• **Task instructions**
Exactly repeat all the records below, omitting the images they hold.

Rows from a dataset of charts and code:
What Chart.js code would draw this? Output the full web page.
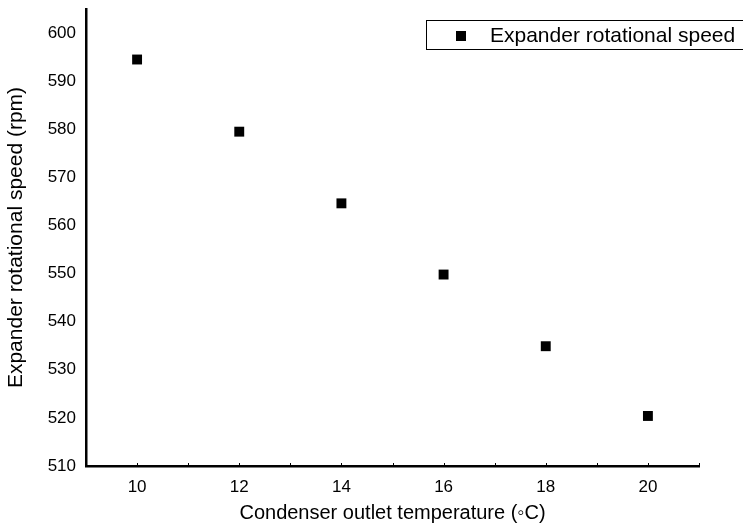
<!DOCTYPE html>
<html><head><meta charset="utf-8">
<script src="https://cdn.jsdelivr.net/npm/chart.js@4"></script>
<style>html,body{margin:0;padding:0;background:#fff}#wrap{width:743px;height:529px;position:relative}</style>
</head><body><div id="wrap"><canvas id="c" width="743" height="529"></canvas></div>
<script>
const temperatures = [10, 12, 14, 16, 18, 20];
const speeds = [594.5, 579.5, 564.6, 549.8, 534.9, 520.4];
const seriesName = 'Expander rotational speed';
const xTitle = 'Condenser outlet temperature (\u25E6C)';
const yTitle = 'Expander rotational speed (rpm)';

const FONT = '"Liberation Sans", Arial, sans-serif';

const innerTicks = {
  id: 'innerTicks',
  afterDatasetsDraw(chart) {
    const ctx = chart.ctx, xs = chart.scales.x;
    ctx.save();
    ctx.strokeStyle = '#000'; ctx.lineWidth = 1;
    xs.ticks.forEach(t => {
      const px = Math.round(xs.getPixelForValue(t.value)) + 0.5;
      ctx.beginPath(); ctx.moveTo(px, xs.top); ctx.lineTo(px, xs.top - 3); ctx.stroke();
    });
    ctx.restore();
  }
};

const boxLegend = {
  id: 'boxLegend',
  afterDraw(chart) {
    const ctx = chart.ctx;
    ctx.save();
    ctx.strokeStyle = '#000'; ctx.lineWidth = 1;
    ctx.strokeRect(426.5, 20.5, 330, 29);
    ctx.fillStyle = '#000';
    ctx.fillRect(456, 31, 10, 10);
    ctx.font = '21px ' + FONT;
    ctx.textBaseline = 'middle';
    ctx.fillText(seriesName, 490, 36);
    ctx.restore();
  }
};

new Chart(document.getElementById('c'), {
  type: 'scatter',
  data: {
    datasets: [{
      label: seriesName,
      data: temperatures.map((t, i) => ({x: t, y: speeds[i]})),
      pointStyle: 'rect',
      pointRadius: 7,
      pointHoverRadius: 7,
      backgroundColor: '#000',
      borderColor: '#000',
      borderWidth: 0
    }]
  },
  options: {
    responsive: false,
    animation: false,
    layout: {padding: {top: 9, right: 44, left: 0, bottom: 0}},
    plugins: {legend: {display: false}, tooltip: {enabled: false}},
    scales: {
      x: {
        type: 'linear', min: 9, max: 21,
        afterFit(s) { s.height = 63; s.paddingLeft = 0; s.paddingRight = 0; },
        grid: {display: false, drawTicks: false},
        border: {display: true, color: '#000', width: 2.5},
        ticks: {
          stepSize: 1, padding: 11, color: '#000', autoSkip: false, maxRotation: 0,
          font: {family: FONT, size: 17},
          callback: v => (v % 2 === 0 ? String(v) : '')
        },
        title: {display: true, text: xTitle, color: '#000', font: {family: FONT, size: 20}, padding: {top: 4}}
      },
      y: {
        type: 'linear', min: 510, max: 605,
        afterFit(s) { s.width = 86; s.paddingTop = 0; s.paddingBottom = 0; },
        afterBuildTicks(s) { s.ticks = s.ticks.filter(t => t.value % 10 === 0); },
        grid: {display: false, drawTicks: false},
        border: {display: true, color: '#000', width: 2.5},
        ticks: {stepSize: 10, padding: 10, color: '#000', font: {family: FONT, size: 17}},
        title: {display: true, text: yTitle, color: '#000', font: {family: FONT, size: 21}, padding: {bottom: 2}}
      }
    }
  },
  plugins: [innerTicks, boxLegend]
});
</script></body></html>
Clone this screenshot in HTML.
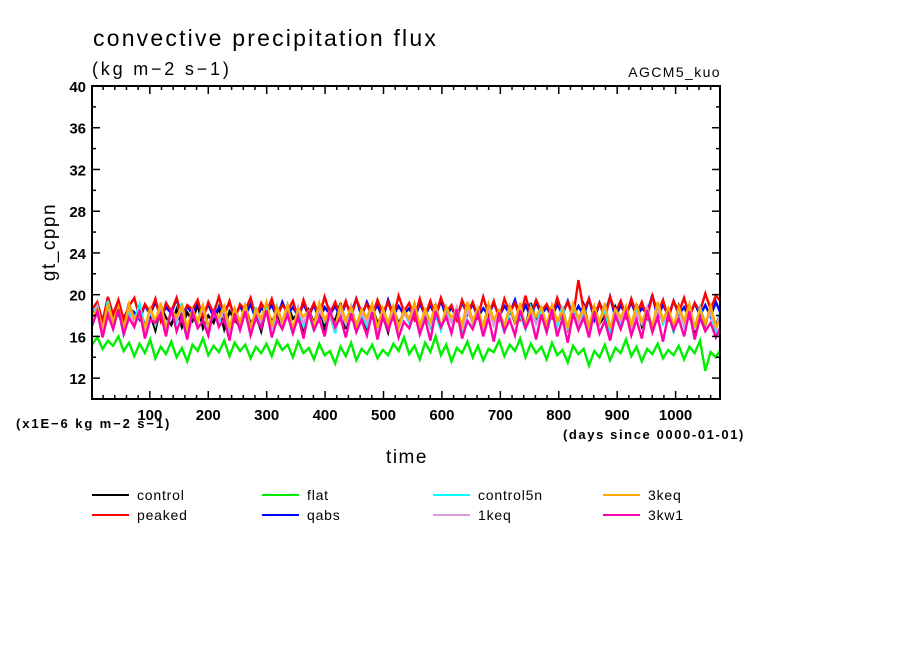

• **Exercise output**
What Chart.js code would draw this? Output the full web page.
<!DOCTYPE html>
<html><head><meta charset="utf-8">
<script src="https://cdn.jsdelivr.net/npm/chart.js@4"></script>
<style>html,body{margin:0;padding:0;background:#fff}#wrap{width:743px;height:529px;position:relative}</style>
</head><body><div id="wrap"><canvas id="c" width="743" height="529"></canvas></div>
<script>
const temperatures = [10, 12, 14, 16, 18, 20];
const speeds = [594.5, 579.5, 564.6, 549.8, 534.9, 520.4];
const seriesName = 'Expander rotational speed';
const xTitle = 'Condenser outlet temperature (\u25E6C)';
const yTitle = 'Expander rotational speed (rpm)';

const FONT = '"Liberation Sans", Arial, sans-serif';

const innerTicks = {
  id: 'innerTicks',
  afterDatasetsDraw(chart) {
    const ctx = chart.ctx, xs = chart.scales.x;
    ctx.save();
    ctx.strokeStyle = '#000'; ctx.lineWidth = 1;
    xs.ticks.forEach(t => {
      const px = Math.round(xs.getPixelForValue(t.value)) + 0.5;
      ctx.beginPath(); ctx.moveTo(px, xs.top); ctx.lineTo(px, xs.top - 3); ctx.stroke();
    });
    ctx.restore();
  }
};

const boxLegend = {
  id: 'boxLegend',
  afterDraw(chart) {
    const ctx = chart.ctx;
    ctx.save();
    ctx.strokeStyle = '#000'; ctx.lineWidth = 1;
    ctx.strokeRect(426.5, 20.5, 330, 29);
    ctx.fillStyle = '#000';
    ctx.fillRect(456, 31, 10, 10);
    ctx.font = '21px ' + FONT;
    ctx.textBaseline = 'middle';
    ctx.fillText(seriesName, 490, 36);
    ctx.restore();
  }
};

new Chart(document.getElementById('c'), {
  type: 'scatter',
  data: {
    datasets: [{
      label: seriesName,
      data: temperatures.map((t, i) => ({x: t, y: speeds[i]})),
      pointStyle: 'rect',
      pointRadius: 7,
      pointHoverRadius: 7,
      backgroundColor: '#000',
      borderColor: '#000',
      borderWidth: 0
    }]
  },
  options: {
    responsive: false,
    animation: false,
    layout: {padding: {top: 9, right: 44, left: 0, bottom: 0}},
    plugins: {legend: {display: false}, tooltip: {enabled: false}},
    scales: {
      x: {
        type: 'linear', min: 9, max: 21,
        afterFit(s) { s.height = 63; s.paddingLeft = 0; s.paddingRight = 0; },
        grid: {display: false, drawTicks: false},
        border: {display: true, color: '#000', width: 2.5},
        ticks: {
          stepSize: 1, padding: 11, color: '#000', autoSkip: false, maxRotation: 0,
          font: {family: FONT, size: 17},
          callback: v => (v % 2 === 0 ? String(v) : '')
        },
        title: {display: true, text: xTitle, color: '#000', font: {family: FONT, size: 20}, padding: {top: 4}}
      },
      y: {
        type: 'linear', min: 510, max: 605,
        afterFit(s) { s.width = 86; s.paddingTop = 0; s.paddingBottom = 0; },
        afterBuildTicks(s) { s.ticks = s.ticks.filter(t => t.value % 10 === 0); },
        grid: {display: false, drawTicks: false},
        border: {display: true, color: '#000', width: 2.5},
        ticks: {stepSize: 10, padding: 10, color: '#000', font: {family: FONT, size: 17}},
        title: {display: true, text: yTitle, color: '#000', font: {family: FONT, size: 21}, padding: {bottom: 2}}
      }
    }
  },
  plugins: [innerTicks, boxLegend]
});
</script></body></html>
Clone this screenshot in HTML.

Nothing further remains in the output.